> **Set exercise**: Figure out how many lines of the material below contain the word "this". Answer with the number only.

> **Provided data**:
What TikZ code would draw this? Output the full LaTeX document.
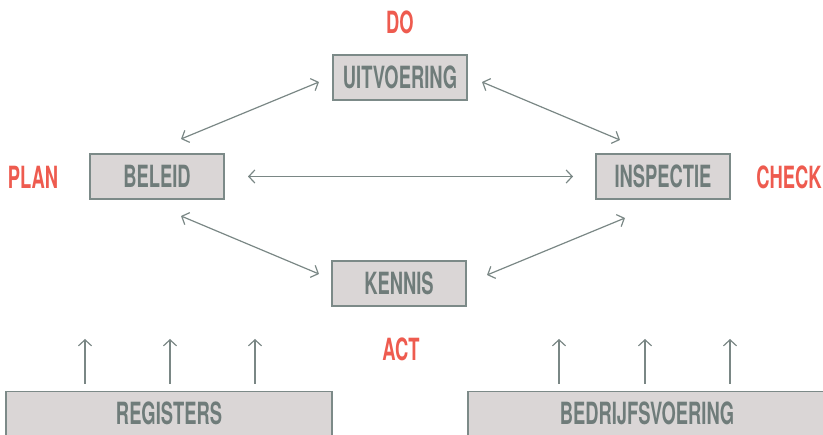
\documentclass[tikz,border=0pt]{standalone}
\usepackage{fontspec}
\setmainfont{TeX Gyre Heros}[FakeStretch=0.6]
\usetikzlibrary{arrows.meta}
\definecolor{boxfill}{HTML}{DAD6D6}
\definecolor{boxline}{HTML}{7C8A88}
\definecolor{boxtext}{HTML}{6F7C7A}
\definecolor{redtxt}{HTML}{EE5B4F}
\definecolor{arrowc}{HTML}{7A8785}
\tikzset{
  stage/.style={draw=boxline, line width=1.3pt, fill=boxfill, text=boxtext,
    font=\fontsize{30.6pt}{30.6pt}\selectfont\bfseries,
    minimum width=134pt, minimum height=45pt, inner sep=0pt,
    text height=22pt, text depth=0pt},
  basebox/.style={stage, anchor=north, minimum height=56pt, text depth=12pt},
  phase/.style={text=redtxt, font=\fontsize{30.6pt}{30.6pt}\selectfont\bfseries,
    inner sep=0pt, text height=22pt, text depth=0pt},
  link/.style={draw=arrowc, line width=1.2pt,
    {Straight Barb[length=6pt,width=13pt,line width=1.2pt]}-{Straight Barb[length=6pt,width=13pt,line width=1.2pt]}},
  feed/.style={draw=arrowc, line width=1.2pt,
    -{Straight Barb[length=6pt,width=13pt,line width=1.2pt]}}
}
\begin{document}
\begin{tikzpicture}[x=1pt,y=-1pt]
\useasboundingbox (0,0) rectangle (823,435);
\clip (0,0) rectangle (823,435);
% boxes
\node[stage] (uit) at (400,77.5) {UITVOERING};
\node[stage] (bel) at (157,176.5) {BELEID};
\node[stage] (ins) at (663,176.5) {INSPECTIE};
\node[stage] (ken) at (399,283.5) {KENNIS};
\node[basebox, minimum width=326pt] (reg) at (169,391) {REGISTERS};
\node[basebox, minimum width=358pt] (bed) at (647,391) {BEDRIJFSVOERING};
% phase labels
\node[phase] (do) at (400,23) {DO};
\node[phase] (plan) at (33,178) {PLAN};
\node[phase] (check) at (789,178) {CHECK};
\node[phase] (act) at (401,350) {ACT};
% connector ends
\coordinate (uitL) at (319,82);
\coordinate (uitR) at (482,82);
\coordinate (belT) at (181,139);
\coordinate (belB) at (181,216);
\coordinate (belR) at (248,176.5);
\coordinate (insT) at (620,140);
\coordinate (insB) at (625,218);
\coordinate (insL) at (573,176.5);
\coordinate (kenL) at (319,274);
\coordinate (kenR) at (487,275);
% diamond connectors
\draw[link] (belT) -- (uitL);
\draw[link] (uitR) -- (insT);
\draw[link] (belR) -- (insL);
\draw[link] (belB) -- (kenL);
\draw[link] (kenR) -- (insB);
% feed arrows
\foreach \x in {85,170,255} {
  \coordinate (r\x) at (\x,339);
  \draw[feed] (reg.north -| r\x) ++(0,-7) -- (r\x);
}
\foreach \x in {559,645,730} {
  \coordinate (b\x) at (\x,339);
  \draw[feed] (bed.north -| b\x) ++(0,-7) -- (b\x);
}
\end{tikzpicture}
\end{document}
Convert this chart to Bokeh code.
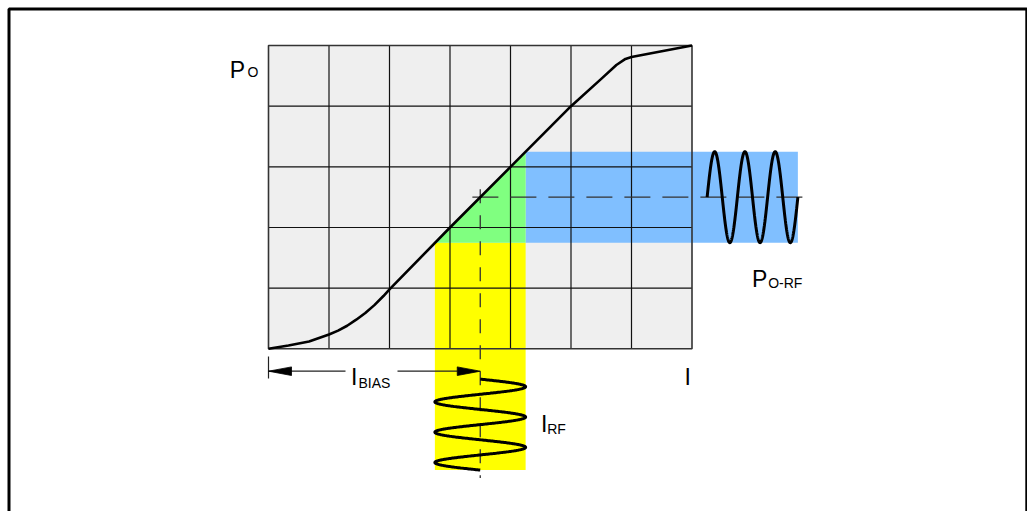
import numpy as np
from bokeh.plotting import figure
from bokeh.models import Range1d
from bokeh.core.properties import value
from bokeh.embed import file_html
from bokeh.resources import INLINE

# ---------------- data (grid units: one cell = 1) ----------------
curve_i = [0.0, 0.33, 0.67, 1.0, 1.15, 1.3, 1.45, 1.6, 1.75, 1.9, 2.0, 3.0, 4.0, 5.0, 5.5, 5.75, 5.9, 6.0, 6.5, 7.0]
curve_p = [0.0, 0.054, 0.12, 0.236, 0.3, 0.38, 0.48, 0.59, 0.72, 0.87, 0.98, 2.0, 3.0, 4.0, 4.45, 4.68, 4.78, 4.81, 4.905, 5.0]
grid_cols = [0, 1, 2, 3, 4, 5, 6, 7]
grid_rows = [0, 1, 2, 3, 4, 5]
i_bias = [3.5]          # bias current
i_rf_amp = [0.75]       # RF current amplitude
p_bias = [2.5]          # output power at bias
p_rf_amp = [0.75]       # RF output amplitude
rf_cycles = [3]
rf_period = [0.5]
i_wave_start = [-0.5]   # where the input RF drawing starts (below the plot)
p_wave_start = [7.25]   # where the output RF drawing starts (right of the plot)

label_main = ["P", "I", "I", "P", "I"]
label_sub = ["O", "BIAS", "RF", "O-RF"]

# ---------------- layout (pixel geometry) ----------------
W, H = 1027, 511
WIN_L, WIN_T = 0, 0
GX0, GY0 = 268.0, 348.3       # window pixel of grid origin
CX, CY = 60.5, 60.65           # pixel size of a cell


def ux(px):
    return (px - GX0) / CX


def vy(py):
    return (GY0 - py) / CY


p = figure(width=W, height=H, output_backend="svg", toolbar_location=None,
           x_range=Range1d(ux(WIN_L), ux(WIN_L + W)),
           y_range=Range1d(vy(WIN_T + H), vy(WIN_T)),
           min_border=0, background_fill_color="white", border_fill_color="white")
p.axis.visible = False
p.grid.visible = False
p.outline_line_color = None

ib, ia = i_bias[0], i_rf_amp[0]
pb, pa = p_bias[0], p_rf_amp[0]
ncyc, per = rf_cycles[0], rf_period[0]
span = ncyc * per

# grid background
p.quad(left=[grid_cols[0]], right=[grid_cols[-1]], bottom=[grid_rows[0]], top=[grid_rows[-1]],
       fill_color="#efefef", line_color=None)

# yellow (input current swing)
i_wave_end = i_wave_start[0] - span
p.quad(left=[ib - ia], right=[ib + ia], bottom=[i_wave_end], top=[pb - pa],
       fill_color="#ffff00", line_color=None)
# blue (output power swing)
p_wave_end = p_wave_start[0] + span
p.quad(left=[ib + ia], right=[p_wave_end], bottom=[pb - pa], top=[pb + pa],
       fill_color="#80bfff", line_color=None)
# green overlap under the curve
p.patch(x=[ib - ia, ib + ia, ib + ia], y=[pb - pa, pb - pa, pb + pa],
        fill_color="#80ff80", line_color=None)

# grid lines
inner_c = grid_cols[1:-1]
inner_r = grid_rows[1:-1]
p.segment(x0=inner_c, x1=inner_c, y0=[grid_rows[0]] * len(inner_c), y1=[grid_rows[-1]] * len(inner_c),
          line_color="#111111", line_width=1.2)
p.segment(x0=[grid_cols[0]] * len(inner_r), x1=[grid_cols[-1]] * len(inner_r), y0=inner_r, y1=inner_r,
          line_color="#111111", line_width=1.2)
p.quad(left=[grid_cols[0]], right=[grid_cols[-1]], bottom=[grid_rows[0]], top=[grid_rows[-1]],
       fill_color=None, line_color="#333333", line_width=1.6)

# dashed guides
p.line(x=[ib, ib], y=[pb + 0.13, i_wave_end - 0.13], line_color="#333333", line_width=1.3,
       line_dash="14 12", line_dash_offset=0)
p.line(x=[ib - 0.13, p_wave_end + 0.08], y=[pb, pb], line_color="#333333", line_width=1.3,
       line_dash="26 12", line_dash_offset=0)

# transfer curve
p.line(x=curve_i, y=curve_p, line_color="black", line_width=2.6, line_join="round")

# input RF sine
t = np.linspace(0, 1, 600)
p.line(x=ib + ia * np.sin(2 * np.pi * ncyc * t), y=i_wave_start[0] - span * t,
       line_color="black", line_width=3)
# output RF sine
p.line(x=p_wave_start[0] + span * t, y=pb + pa * np.sin(2 * np.pi * ncyc * t),
       line_color="black", line_width=3)

# I_BIAS arrow
ay = vy(370.7)
hl = ux(291) - ux(268)
p.segment(x0=[0, ux(397)], x1=[ux(345), ib - hl], y0=[ay, ay], y1=[ay, ay],
          line_color="#222222", line_width=1.2)
p.segment(x0=[0], x1=[0], y0=[vy(356)], y1=[vy(378)], line_color="#222222", line_width=1.2)
hw = 4.3 / CY
p.patches(xs=[[0, hl, hl], [ib, ib - hl, ib - hl]],
          ys=[[ay, ay + hw, ay - hw], [ay, ay + hw, ay - hw]],
          fill_color="black", line_color="black", line_width=0.8)

# frame (left, top, right)
fx0, fx1, fy1 = ux(8.5), ux(1026.3), vy(8.5)
fyb = vy(WIN_T + H + 20)
p.line(x=[fx0, fx0, fx1, fx1], y=[fyb, fy1, fy1, fyb], line_color="black", line_width=3)

# labels
FONT = value("Liberation Sans")
main_pos = [(229.2, 69.3), (350.6, 376.7), (540.6, 423.3), (751.5, 278.3), (683.9, 376.7)]
sub_pos = [(246.9, 71.5), (358.0, 382.7), (546.7, 428.3), (767.7, 282.5)]
p.text(x=[ux(a) for a, b in main_pos], y=[vy(b) for a, b in main_pos], text=label_main,
       text_font=FONT, text_font_size=value("23px"), text_baseline="alphabetic",
       text_align="left", text_color="black")
p.text(x=[ux(a) for a, b in sub_pos], y=[vy(b) for a, b in sub_pos], text=label_sub,
       text_font=FONT, text_font_size=value("14px"), text_baseline="alphabetic",
       text_align="left", text_color="black")

open("out.html", "w").write(file_html(p, INLINE))
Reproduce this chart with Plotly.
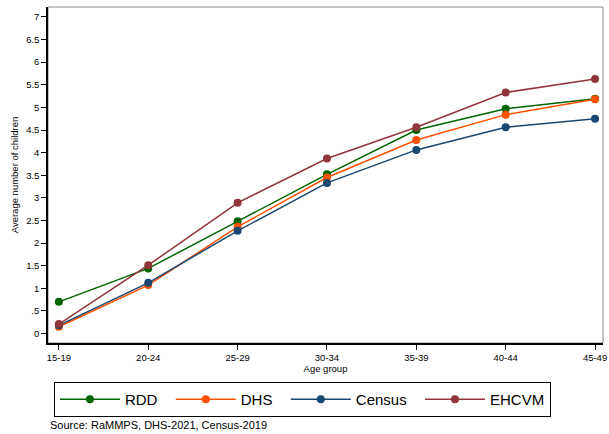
import plotly.graph_objects as go

# Average number of children ever born, by mother's age group and data source
age_groups = ["15-19", "20-24", "25-29", "30-34", "35-39", "40-44", "45-49"]
rdd = [0.70, 1.44, 2.48, 3.52, 4.50, 4.97, 5.19]
dhs = [0.15, 1.07, 2.36, 3.45, 4.28, 4.84, 5.18]
census = [0.18, 1.12, 2.27, 3.33, 4.06, 4.56, 4.75]
ehcvm = [0.21, 1.51, 2.89, 3.87, 4.56, 5.33, 5.63]

y_ticks = [0, 0.5, 1, 1.5, 2, 2.5, 3, 3.5, 4, 4.5, 5, 5.5, 6, 6.5, 7]
y_tick_text = ["0", ".5", "1", "1.5", "2", "2.5", "3", "3.5", "4", "4.5",
               "5", "5.5", "6", "6.5", "7"]

series = [
    ("RDD", rdd, "#006400"),
    ("DHS", dhs, "#ff5000"),
    ("Census", census, "#1a476f"),
    ("EHCVM", ehcvm, "#90353b"),
]

FONT = "Liberation Sans, Arial, sans-serif"
PAD = "\u00a0\u00a0"  # extra spacing between legend entries

fig = go.Figure()
x_pos = list(range(len(age_groups)))
for i, (name, vals, color) in enumerate(series):
    label = name if i == len(series) - 1 else name + PAD
    fig.add_trace(go.Scatter(
        x=x_pos, y=vals, name=label, mode="lines+markers",
        line=dict(color=color, width=1.5),
        marker=dict(color=color, size=8),
    ))

fig.update_layout(
    width=609, height=434,
    margin=dict(l=48, r=2, t=7, b=91),
    paper_bgcolor="white", plot_bgcolor="white",
    font=dict(family=FONT, color="#000000"),
    showlegend=True,
    legend=dict(
        orientation="h", x=0.0107, y=-0.116, xanchor="left", yanchor="top",
        bordercolor="#000000", borderwidth=1, bgcolor="white",
        font=dict(size=15, family=FONT),
        itemwidth=60,
    ),
    xaxis=dict(
        range=[-0.122, 6.089], tickvals=x_pos, ticktext=age_groups,
        showgrid=False, zeroline=False,
        showline=True, linecolor="#000000", linewidth=1.5,
        ticks="outside", ticklen=5, tickwidth=1, tickcolor="#000000",
        tickfont=dict(size=9.5), ticklabeloverflow="allow",
        title=dict(text="Age group", font=dict(size=9.5), standoff=1),
    ),
    yaxis=dict(
        range=[-0.21, 7.22], tickvals=y_ticks, ticktext=y_tick_text,
        showgrid=False, zeroline=False,
        showline=True, linecolor="#000000", linewidth=1.5,
        ticks="outside", ticklen=5, tickwidth=1, tickcolor="#000000",
        tickfont=dict(size=9.5),
        title=dict(text="Average number of children", font=dict(size=9.5), standoff=6),
    ),
    shapes=[dict(
        type="rect", xref="paper", yref="paper", x0=0, y0=0, x1=1, y1=1,
        line=dict(color="#888888", width=1), layer="below",
    )],
    annotations=[dict(
        text="Source: RaMMPS, DHS-2021, Census-2019",
        xref="paper", yref="paper", x=0.0, y=-0.22,
        xanchor="left", yanchor="top", showarrow=False,
        font=dict(size=11, family=FONT),
    )],
)

fig.write_html("out.html")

> **Complete output**: 3